No Easy Day for Secrecy

The Navy SEAL tell-all vs. our government's classification complex. 

BY AMY ZEGART | SEPTEMBER 5, 2012

Classification has long been used for noble purposes (protecting vital national security information) and less noble ones (silencing critics, avoiding embarrassment, and advancing careers). In the Senate's Fort Hood report, the FBI was not protecting information. It was protecting itself, an instinct that started with J. Edgar Hoover and never left. Alexander's experience is not new either. Security people have been making silly classification decisions for years. One of my all-time favorites was a document about U.S. strategic nuclear forces that was declassified by the Pentagon in 1971, discussed openly by four defense secretaries over the next 35 years, and then, incredibly, reclassified in 2006. The nongovernmental National Security Archive had to protest to get the reclassified document declassified again.

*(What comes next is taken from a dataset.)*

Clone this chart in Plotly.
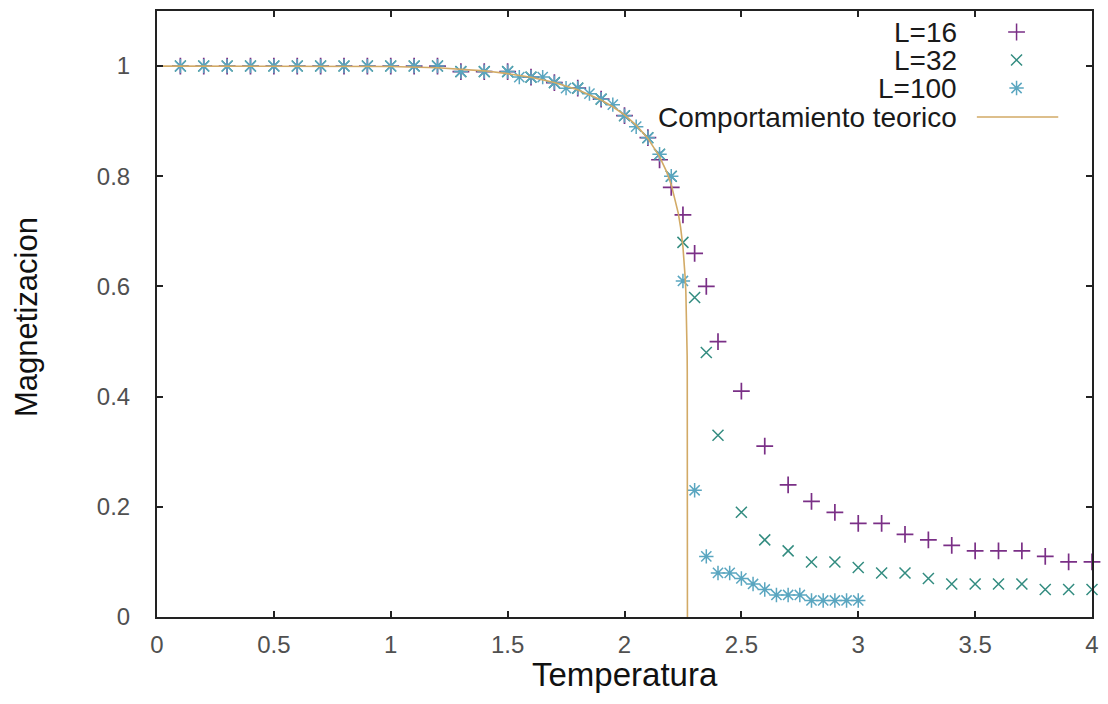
import plotly.graph_objects as go

# ---------------- data ----------------
T16 = [0.1, 0.2, 0.3, 0.4, 0.5, 0.6, 0.7, 0.8, 0.9, 1.0, 1.1, 1.2, 1.3, 1.4, 1.5,
       1.6, 1.7, 1.8, 1.9, 2.0, 2.1, 2.15, 2.2, 2.25, 2.3, 2.35, 2.4,
       2.5, 2.6, 2.7, 2.8, 2.9, 3.0, 3.1, 3.2, 3.3, 3.4, 3.5, 3.6, 3.7, 3.8, 3.9, 4.0]
M16 = [1.0, 1.0, 1.0, 1.0, 1.0, 1.0, 1.0, 1.0, 1.0, 1.0, 1.0, 1.0, 0.99, 0.99, 0.99,
       0.98, 0.97, 0.96, 0.94, 0.91, 0.87, 0.83, 0.78, 0.73, 0.66, 0.60, 0.50,
       0.41, 0.31, 0.24, 0.21, 0.19, 0.17, 0.17, 0.15, 0.14, 0.13, 0.12, 0.12, 0.12, 0.11, 0.10, 0.10]

T32 = [0.1, 0.2, 0.3, 0.4, 0.5, 0.6, 0.7, 0.8, 0.9, 1.0, 1.1, 1.2, 1.3, 1.4, 1.5,
       1.6, 1.7, 1.8, 1.9, 2.0, 2.1, 2.15, 2.2, 2.25, 2.3, 2.35, 2.4,
       2.5, 2.6, 2.7, 2.8, 2.9, 3.0, 3.1, 3.2, 3.3, 3.4, 3.5, 3.6, 3.7, 3.8, 3.9, 4.0]
M32 = [1.0, 1.0, 1.0, 1.0, 1.0, 1.0, 1.0, 1.0, 1.0, 1.0, 1.0, 1.0, 0.99, 0.99, 0.99,
       0.98, 0.97, 0.96, 0.94, 0.91, 0.87, 0.84, 0.80, 0.68, 0.58, 0.48, 0.33,
       0.19, 0.14, 0.12, 0.10, 0.10, 0.09, 0.08, 0.08, 0.07, 0.06, 0.06, 0.06, 0.06, 0.05, 0.05, 0.05]

T100 = [0.1, 0.2, 0.3, 0.4, 0.5, 0.6, 0.7, 0.8, 0.9, 1.0, 1.1, 1.2, 1.3, 1.4,
        1.5, 1.55, 1.6, 1.65, 1.7, 1.75, 1.8, 1.85, 1.9, 1.95, 2.0, 2.05, 2.1, 2.15,
        2.2, 2.25, 2.3, 2.35, 2.4, 2.45, 2.5, 2.55, 2.6, 2.65, 2.7, 2.75, 2.8, 2.85,
        2.9, 2.95, 3.0]
M100 = [1.0, 1.0, 1.0, 1.0, 1.0, 1.0, 1.0, 1.0, 1.0, 1.0, 1.0, 1.0, 0.99, 0.99,
        0.99, 0.98, 0.98, 0.98, 0.97, 0.96, 0.96, 0.95, 0.94, 0.93, 0.91, 0.89, 0.87, 0.84,
        0.80, 0.61, 0.23, 0.11, 0.08, 0.08, 0.07, 0.06, 0.05, 0.04, 0.04, 0.04, 0.03, 0.03,
        0.03, 0.03, 0.03]

T_teo = [0.0, 0.5, 1.0, 1.2, 1.3, 1.4, 1.5, 1.6, 1.7, 1.8, 1.9, 1.95, 2.0, 2.05, 2.1,
         2.15, 2.18, 2.2, 2.23, 2.24, 2.25, 2.255, 2.26, 2.2625, 2.265, 2.2665, 2.268,
         2.2685, 2.269, 2.2691, 2.26915, 2.2692]
M_teo = [1.0, 1.0, 0.9993, 0.9970, 0.9948, 0.9914, 0.9863, 0.9796, 0.9701, 0.9569, 0.9383,
         0.9262, 0.9113, 0.8928, 0.8687, 0.8357, 0.8084, 0.7848, 0.7331, 0.7073, 0.6719,
         0.6472, 0.6136, 0.5896, 0.5564, 0.5262, 0.475, 0.4437, 0.377, 0.342, 0.304, 0.0]

series_names = ["L=16", "L=32", "L=100", "Comportamiento teorico"]
x_ticks = [0, 0.5, 1, 1.5, 2, 2.5, 3, 3.5, 4]
y_ticks = [0, 0.2, 0.4, 0.6, 0.8, 1]

# ---------------- style ----------------
C16 = "#7a2f86"
C32 = "#338c80"
C100 = "#5aa6c0"
CTEO = "#d2aa66"
FONT = "Liberation Sans, Arial, sans-serif"

W, H = 1108, 704
L, R, T, B = 157, 9, 11, 87
pw, ph = W - L - R, H - T - B

def px_x(p):
    return (p - L) / pw

def px_y(p):
    return (H - B - p) / ph

fig = go.Figure()

fig.add_trace(go.Scatter(x=T16, y=M16, mode="markers", name=series_names[0], showlegend=False,
                         cliponaxis=False,
                         marker=dict(symbol="cross-thin", size=12, color=C16,
                                     line=dict(color=C16, width=1.7))))
fig.add_trace(go.Scatter(x=T32, y=M32, mode="markers", name=series_names[1], showlegend=False,
                         cliponaxis=False,
                         marker=dict(symbol="x-thin", size=11, color=C32,
                                     line=dict(color=C32, width=1.5))))
fig.add_trace(go.Scatter(x=T100, y=M100, mode="markers", name=series_names[2], showlegend=False,
                         cliponaxis=False,
                         marker=dict(symbol="asterisk", size=12, color=C100,
                                     line=dict(color=C100, width=1.5))))
fig.add_trace(go.Scatter(x=T_teo, y=M_teo, mode="lines", name=series_names[3], showlegend=False,
                         line=dict(color=CTEO, width=1.6)))

# ---------------- custom legend (text right, sample on the right) ----------------
rows_px = [32, 60, 88, 117]
text_right_px = 965
sample_px = 1023
line_px = (983, 1065)
symbols = [("cross-thin", C16, 12), ("x-thin", C32, 11), ("asterisk", C100, 12)]
for i, (sym, col, sz) in enumerate(symbols):
    fig.add_trace(go.Scatter(x=[px_x(sample_px)], y=[px_y(rows_px[i])], xaxis="x2", yaxis="y2",
                             mode="markers", showlegend=False, hoverinfo="skip", cliponaxis=False,
                             marker=dict(symbol=sym, size=sz, color=col, line=dict(color=col, width=1.5))))
fig.add_trace(go.Scatter(x=[px_x(line_px[0]), px_x(line_px[1])], y=[px_y(rows_px[3])] * 2,
                         xaxis="x2", yaxis="y2", mode="lines", showlegend=False, hoverinfo="skip",
                         line=dict(color=CTEO, width=1.6)))

annotations = []
for i, name in enumerate(series_names):
    annotations.append(dict(x=px_x(text_right_px), y=px_y(rows_px[i]), xref="paper", yref="paper",
                            text=name, showarrow=False, xanchor="right", yanchor="middle",
                            font=dict(family=FONT, size=28, color="#1a1a1a")))

# axis titles
annotations.append(dict(x=px_x(628), y=px_y(674), xref="paper", yref="paper", text="Temperatura",
                        showarrow=False, xanchor="center", yanchor="middle",
                        font=dict(family=FONT, size=33, color="#111111")))
annotations.append(dict(x=px_x(25), y=px_y(317), xref="paper", yref="paper", text="Magnetizacion",
                        showarrow=False, xanchor="center", yanchor="middle", textangle=-90,
                        font=dict(family=FONT, size=31, color="#111111")))

axis_common = dict(showgrid=False, zeroline=False, showline=True, linecolor="#222222", linewidth=2,
                   mirror="ticks", ticks="inside", ticklen=6, tickwidth=1.5, tickcolor="#222222",
                   tickfont=dict(family=FONT, size=24, color="#505050"))

fig.update_layout(
    width=W, height=H,
    margin=dict(l=L, r=R, t=T, b=B, pad=0),
    paper_bgcolor="white", plot_bgcolor="white",
    showlegend=False,
    xaxis=dict(range=[0, 4], tickvals=x_ticks, ticktext=[f"{v:g}" for v in x_ticks],
               ticklabelstandoff=5, **axis_common),
    yaxis=dict(range=[0, 1.1], tickvals=y_ticks, ticktext=[f"{v:g}" for v in y_ticks],
               ticklabelstandoff=20, **axis_common),
    xaxis2=dict(overlaying="x", anchor="y2", range=[0, 1], visible=False),
    yaxis2=dict(overlaying="y", anchor="x2", range=[0, 1], visible=False),
    annotations=annotations,
)

fig.write_html("out.html")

What's different today is that the entire secrecy system has become so publicly dysfunctional. It used to be that fights over secrecy were often quiet affairs, the stuff of intelligence wonks and lawyers. Before wikis, blogs, tweets, Facebook, LinkedIn, apps, links, clicks, and other snappy-sounding ways of transmitting information all the time, everywhere, to everyone, a book about a secret operation or agency would simply appear one day in the local bookstore. The sordid details of how it came into the public domain were themselves often kept in the shadows. In the 1950s, for example, the National Security Agency classified and banned publication of Roberta Wohlstetter's award-winning book about the intelligence failures at Pearl Harbor even though all her sources were unclassified. She was told to destroy every copy. Fortunately, she didn't. John F. Kennedy's administration finally authorized publication five years later, and we are still learning from her analysis today. But when Wohlstetter was trying to get her book into daylight, nobody was blogging or reporting about her ordeal. By comparison, No Easy Day's no easy time is unfolding in a public drama all its own. It is a telling moment: Information is so hard to control that even the fight to keep things secret is not secret anymore. And the whole information cycle is spinning ever faster. It took decades for Americans to learn key aspects of the Cuban missile crisis, months to get details of the highly classified bin Laden operation, and just hours to learn Mark Owen's real identity after word of his book first surfaced in the media.

It is an uncertain and unsettling time for secrecy. As an academic who relies on public information about secret agencies to teach students the lessons of history, I am optimistic about this new information universe. As a citizen who wants the U.S. government to develop every advantage against adversaries to protect lives and advance national interests, I am deeply worried. Secrecy and openness have always been in a tenuous dance because one is essential for security while the other is essential for democracy. But the world is changing. The disconnect between America's 20th-century secrecy regime and 21st-century information realities is growing, making secrecy seem increasingly arbitrary and less meaningful. And in the end this threatens both security and accountability.

 

POST-SCRIPT: Since this article was published, several readers in the military and Intelligence Community have told me that the SEAL team's role in the bin Laden operation should never have been publicly acknowledged -- by the White House, "Mark Owen," or anyone else. As one former special forces operator put it, revealing the unit that carried out the mission "greatly dilutes the mystique and ‘fear factor' that we do want to elicit in all groups or individuals around the world that seek to do us harm. We want them to feel uncomfortable about not knowing quite what we are really capable of achieving operationally.... This is a powerful construct that is only leveraged by silence." Unfortunately, he said, "the generation of operators that appears to have followed my own does not comprehend the matter of the deed being greater than the glory." Sure, the world can suspect that Navy SEALs were responsible for taking out bin Laden. But there's a big difference between suspecting and knowing for sure. And as one Navy friend once said, "I never want a fair fight. When you're up against an adversary, you want every advantage you can get."

-/AFP/Getty Images

 

Amy Zegart is a senior fellow at Stanford University's Hoover Institution and the author, most recently, of Eyes on Spies: Congress and the United States Intelligence Community. You can follow her on Twitter: @AmyZegart.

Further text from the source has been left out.